-- start of SUPPLIED MATERIAL --

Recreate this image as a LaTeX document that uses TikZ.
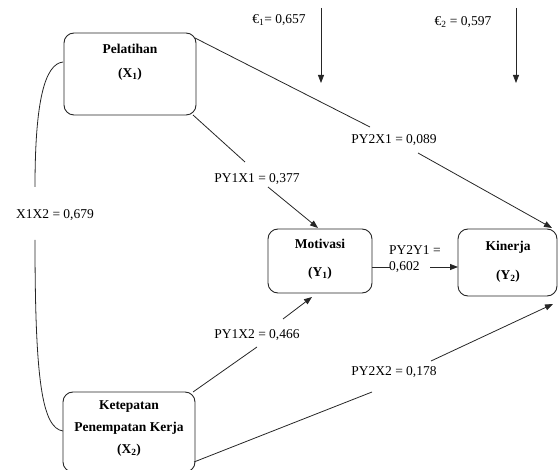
\documentclass[tikz,border=0pt]{standalone}
\usepackage{fontspec}
\setmainfont{Liberation Serif}
\usetikzlibrary{arrows.meta}
\begin{document}
\begin{tikzpicture}[x=1pt,y=-1pt,
  font=\fontsize{13.5}{16}\selectfont,
  box/.style={draw=black!85, line width=0.9pt, rounded corners=10pt, inner sep=0pt},
  btxt/.style={font=\fontsize{13.5}{16}\selectfont\bfseries, inner sep=0pt},
  lbl/.style={inner sep=0pt},
  con/.style={draw=black!85, line width=0.8pt},
  arr/.style={con, -{Triangle[length=8pt,width=6pt]}}]
\useasboundingbox (0,0) rectangle (560,470);
% boxes
\node[box, minimum width=132pt, minimum height=82pt] (p) at (130,74) {};
\node[box, minimum width=132pt, minimum height=80pt] (k) at (129,432) {};
\node[box, minimum width=104pt, minimum height=64pt] (m) at (320,261) {};
\node[box, minimum width=99pt, minimum height=67pt] (n) at (507.5,262.5) {};
% box texts
\node[btxt] (pt1) at (130,49) {Pelatihan};
\node[btxt] (pt2) at (130,74) {(X\textsubscript{1})};
\node[btxt] (kt1) at (129,407) {Ketepatan};
\node[btxt] (kt2) at (129,428) {Penempatan Kerja};
\node[btxt] (kt3) at (129,450) {(X\textsubscript{2})};
\node[btxt] (mt1) at (320,244) {Motivasi};
\node[btxt] (mt2) at (320,273) {(Y\textsubscript{1})};
\node[btxt] (nt1) at (508,247) {Kinerja};
\node[btxt] (nt2) at (508,276) {(Y\textsubscript{2})};
% labels
\node[lbl] (e1) at (279,20) {€\textsubscript{1}= 0,657};
\node[lbl] (e2) at (463,22) {€\textsubscript{2} = 0,597};
\node[lbl] (l21) at (394,140) {PY2X1 = 0,089};
\node[lbl] (l11) at (257,179) {PY1X1 = 0,377};
\node[lbl] (lxx) at (55,215) {X1X2 = 0,679};
\node[lbl] (l12) at (257,335) {PY1X2 = 0,466};
\node[lbl] (l22) at (394,372) {PY2X2 = 0,178};
\node[lbl, anchor=west, align=left] (ly) at (389,259.5) {PY2Y1 =\\0,602};
% coordinates
\coordinate (e1a) at (321,8); \coordinate (e1b) at (321,83);
\coordinate (e2a) at (516,8); \coordinate (e2b) at (516,83);
\coordinate (a1) at (195,38);  \coordinate (a2) at (370,127);
\coordinate (a3) at (418,153); \coordinate (a4) at (552,228);
\coordinate (b1) at (193,115); \coordinate (b2) at (245,162);
\coordinate (b3) at (268,187); \coordinate (b4) at (318,228);
\coordinate (c1) at (63,62);   \coordinate (c2) at (35,187);
\coordinate (c3) at (35,240);  \coordinate (c4) at (63,431);
\coordinate (d1) at (193,392); \coordinate (d2) at (257,347);
\coordinate (d3) at (283,319); \coordinate (d4) at (312,297);
\coordinate (f1) at (194,462); \coordinate (f2) at (372,392);
\coordinate (f3) at (431,361); \coordinate (f4) at (553,304);
\coordinate (g1) at (372,267); \coordinate (g2) at (390,267);
\coordinate (g3) at (430,267); \coordinate (g4) at (458,267);
% connectors
\draw[arr] (e1a) -- (e1b);
\draw[arr] (e2a) -- (e2b);
\draw[con] (a1) -- (a2);
\draw[arr] (a3) -- (a4);
\draw[con] (b1) -- (b2);
\draw[arr] (b3) -- (b4);
\draw[con] (c1) .. controls (45,64) and (35,100) .. (c2);
\draw[con] (c3) .. controls (35,380) and (42,428) .. (c4);
\draw[con] (d1) -- (d2);
\draw[arr] (d3) -- (d4);
\draw[con] (f1) -- (f2);
\draw[arr] (f3) -- (f4);
\draw[con] (g1) -- (g2);
\draw[arr] (g3) -- (g4);
\end{tikzpicture}
\end{document}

-- end of SUPPLIED MATERIAL --

WRITTEN INSTRUCTION:
Transcribe the material exactly, keeping every word and none of the pictures.

THE SOLUTION:
Recreate this image as a LaTeX document that uses TikZ.
\documentclass[tikz,border=0pt]{standalone}
\usepackage{fontspec}
\setmainfont{Liberation Serif}
\usetikzlibrary{arrows.meta}
\begin{document}
\begin{tikzpicture}[x=1pt,y=-1pt,
  font=\fontsize{13.5}{16}\selectfont,
  box/.style={draw=black!85, line width=0.9pt, rounded corners=10pt, inner sep=0pt},
  btxt/.style={font=\fontsize{13.5}{16}\selectfont\bfseries, inner sep=0pt},
  lbl/.style={inner sep=0pt},
  con/.style={draw=black!85, line width=0.8pt},
  arr/.style={con, -{Triangle[length=8pt,width=6pt]}}]
\useasboundingbox (0,0) rectangle (560,470);
% boxes
\node[box, minimum width=132pt, minimum height=82pt] (p) at (130,74) {};
\node[box, minimum width=132pt, minimum height=80pt] (k) at (129,432) {};
\node[box, minimum width=104pt, minimum height=64pt] (m) at (320,261) {};
\node[box, minimum width=99pt, minimum height=67pt] (n) at (507.5,262.5) {};
% box texts
\node[btxt] (pt1) at (130,49) {Pelatihan};
\node[btxt] (pt2) at (130,74) {(X\textsubscript{1})};
\node[btxt] (kt1) at (129,407) {Ketepatan};
\node[btxt] (kt2) at (129,428) {Penempatan Kerja};
\node[btxt] (kt3) at (129,450) {(X\textsubscript{2})};
\node[btxt] (mt1) at (320,244) {Motivasi};
\node[btxt] (mt2) at (320,273) {(Y\textsubscript{1})};
\node[btxt] (nt1) at (508,247) {Kinerja};
\node[btxt] (nt2) at (508,276) {(Y\textsubscript{2})};
% labels
\node[lbl] (e1) at (279,20) {€\textsubscript{1}= 0,657};
\node[lbl] (e2) at (463,22) {€\textsubscript{2} = 0,597};
\node[lbl] (l21) at (394,140) {PY2X1 = 0,089};
\node[lbl] (l11) at (257,179) {PY1X1 = 0,377};
\node[lbl] (lxx) at (55,215) {X1X2 = 0,679};
\node[lbl] (l12) at (257,335) {PY1X2 = 0,466};
\node[lbl] (l22) at (394,372) {PY2X2 = 0,178};
\node[lbl, anchor=west, align=left] (ly) at (389,259.5) {PY2Y1 =\\0,602};
% coordinates
\coordinate (e1a) at (321,8); \coordinate (e1b) at (321,83);
\coordinate (e2a) at (516,8); \coordinate (e2b) at (516,83);
\coordinate (a1) at (195,38);  \coordinate (a2) at (370,127);
\coordinate (a3) at (418,153); \coordinate (a4) at (552,228);
\coordinate (b1) at (193,115); \coordinate (b2) at (245,162);
\coordinate (b3) at (268,187); \coordinate (b4) at (318,228);
\coordinate (c1) at (63,62);   \coordinate (c2) at (35,187);
\coordinate (c3) at (35,240);  \coordinate (c4) at (63,431);
\coordinate (d1) at (193,392); \coordinate (d2) at (257,347);
\coordinate (d3) at (283,319); \coordinate (d4) at (312,297);
\coordinate (f1) at (194,462); \coordinate (f2) at (372,392);
\coordinate (f3) at (431,361); \coordinate (f4) at (553,304);
\coordinate (g1) at (372,267); \coordinate (g2) at (390,267);
\coordinate (g3) at (430,267); \coordinate (g4) at (458,267);
% connectors
\draw[arr] (e1a) -- (e1b);
\draw[arr] (e2a) -- (e2b);
\draw[con] (a1) -- (a2);
\draw[arr] (a3) -- (a4);
\draw[con] (b1) -- (b2);
\draw[arr] (b3) -- (b4);
\draw[con] (c1) .. controls (45,64) and (35,100) .. (c2);
\draw[con] (c3) .. controls (35,380) and (42,428) .. (c4);
\draw[con] (d1) -- (d2);
\draw[arr] (d3) -- (d4);
\draw[con] (f1) -- (f2);
\draw[arr] (f3) -- (f4);
\draw[con] (g1) -- (g2);
\draw[arr] (g3) -- (g4);
\end{tikzpicture}
\end{document}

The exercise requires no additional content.